# START OF RECORDS SUPPLIED

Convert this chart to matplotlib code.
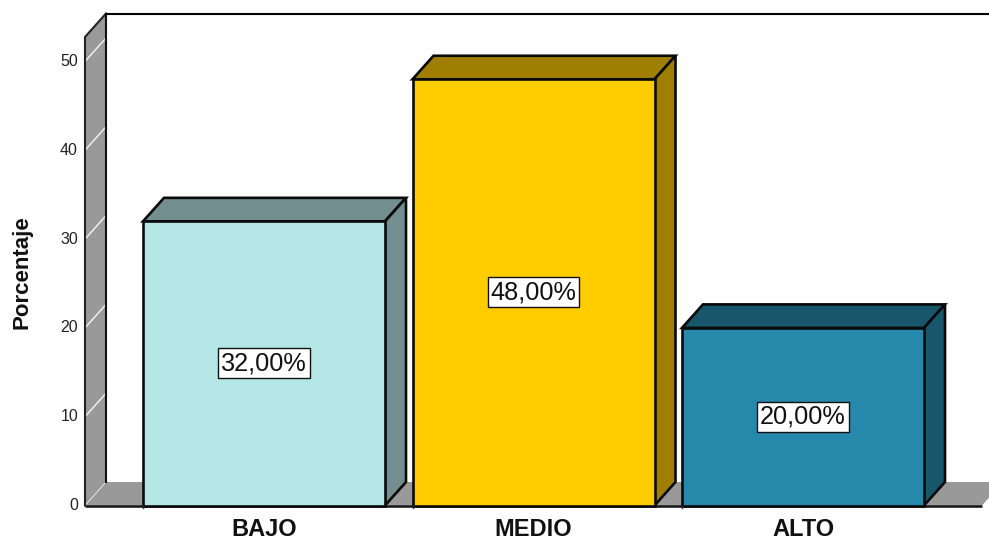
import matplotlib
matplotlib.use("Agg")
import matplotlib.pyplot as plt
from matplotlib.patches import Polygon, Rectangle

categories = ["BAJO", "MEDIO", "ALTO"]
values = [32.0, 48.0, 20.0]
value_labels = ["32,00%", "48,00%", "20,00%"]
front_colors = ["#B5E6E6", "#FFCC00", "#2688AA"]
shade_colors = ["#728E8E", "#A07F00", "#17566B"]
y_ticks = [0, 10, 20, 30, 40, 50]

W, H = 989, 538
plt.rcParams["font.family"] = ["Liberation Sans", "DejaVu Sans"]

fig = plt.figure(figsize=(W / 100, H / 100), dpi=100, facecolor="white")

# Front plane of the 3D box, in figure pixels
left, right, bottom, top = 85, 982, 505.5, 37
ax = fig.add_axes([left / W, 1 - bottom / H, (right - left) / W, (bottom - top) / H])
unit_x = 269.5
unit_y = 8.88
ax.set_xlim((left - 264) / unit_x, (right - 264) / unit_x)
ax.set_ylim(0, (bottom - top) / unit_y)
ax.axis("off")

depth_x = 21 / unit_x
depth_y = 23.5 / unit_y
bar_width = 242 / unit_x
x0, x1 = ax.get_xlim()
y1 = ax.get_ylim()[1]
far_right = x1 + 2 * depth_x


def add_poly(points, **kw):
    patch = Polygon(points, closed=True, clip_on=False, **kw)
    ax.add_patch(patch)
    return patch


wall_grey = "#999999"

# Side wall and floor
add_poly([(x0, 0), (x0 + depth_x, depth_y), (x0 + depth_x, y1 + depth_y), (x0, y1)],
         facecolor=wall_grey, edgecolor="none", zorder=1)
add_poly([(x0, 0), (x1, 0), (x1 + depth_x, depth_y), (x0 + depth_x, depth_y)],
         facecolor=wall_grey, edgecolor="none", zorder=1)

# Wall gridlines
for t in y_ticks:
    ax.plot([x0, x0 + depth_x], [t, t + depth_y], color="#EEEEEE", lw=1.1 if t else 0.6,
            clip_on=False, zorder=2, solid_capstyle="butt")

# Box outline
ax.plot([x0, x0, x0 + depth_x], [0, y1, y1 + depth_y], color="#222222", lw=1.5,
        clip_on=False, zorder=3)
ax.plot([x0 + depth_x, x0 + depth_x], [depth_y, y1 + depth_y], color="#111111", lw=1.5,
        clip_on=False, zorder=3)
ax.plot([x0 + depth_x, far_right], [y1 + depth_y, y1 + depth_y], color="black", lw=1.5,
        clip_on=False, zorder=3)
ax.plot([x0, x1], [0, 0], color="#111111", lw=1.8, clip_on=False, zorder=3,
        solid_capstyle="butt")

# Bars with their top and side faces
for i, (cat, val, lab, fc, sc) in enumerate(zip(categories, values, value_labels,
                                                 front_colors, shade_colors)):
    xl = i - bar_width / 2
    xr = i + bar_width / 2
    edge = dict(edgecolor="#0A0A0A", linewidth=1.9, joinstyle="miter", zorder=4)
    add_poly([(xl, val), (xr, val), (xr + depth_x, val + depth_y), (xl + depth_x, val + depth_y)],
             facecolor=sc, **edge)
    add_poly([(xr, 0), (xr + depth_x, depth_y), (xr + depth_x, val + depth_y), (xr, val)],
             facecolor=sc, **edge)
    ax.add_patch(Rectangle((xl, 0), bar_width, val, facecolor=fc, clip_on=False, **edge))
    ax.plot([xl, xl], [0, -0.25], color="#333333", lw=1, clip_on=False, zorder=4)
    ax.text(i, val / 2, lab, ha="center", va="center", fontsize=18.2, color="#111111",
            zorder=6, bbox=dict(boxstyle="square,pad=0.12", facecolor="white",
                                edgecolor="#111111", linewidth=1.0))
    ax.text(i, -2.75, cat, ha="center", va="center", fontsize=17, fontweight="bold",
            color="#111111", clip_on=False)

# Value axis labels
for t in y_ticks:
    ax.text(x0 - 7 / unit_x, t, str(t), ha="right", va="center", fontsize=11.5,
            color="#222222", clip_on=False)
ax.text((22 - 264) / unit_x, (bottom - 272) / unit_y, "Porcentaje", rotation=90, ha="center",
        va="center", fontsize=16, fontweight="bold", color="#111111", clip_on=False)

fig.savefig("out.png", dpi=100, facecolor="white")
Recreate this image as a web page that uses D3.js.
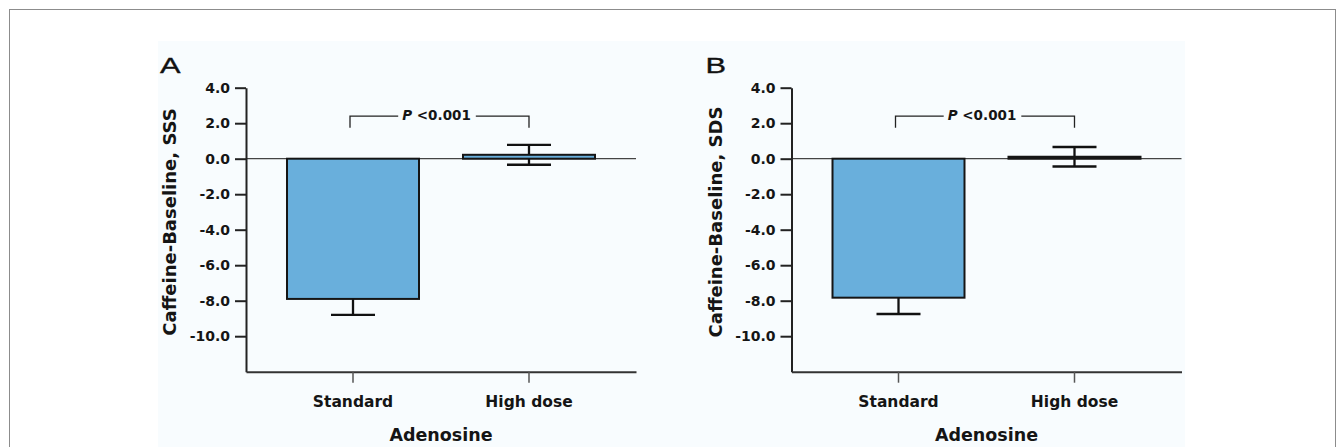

# END OF RECORDS SUPPLIED

## TO DO
Pick out all lines from the data above in which the word "matplotlib" appears.

## FINISHED TASK
Convert this chart to matplotlib code.
import matplotlib
matplotlib.use("Agg")
import matplotlib.pyplot as plt
from matplotlib.patches import Polygon, Rectangle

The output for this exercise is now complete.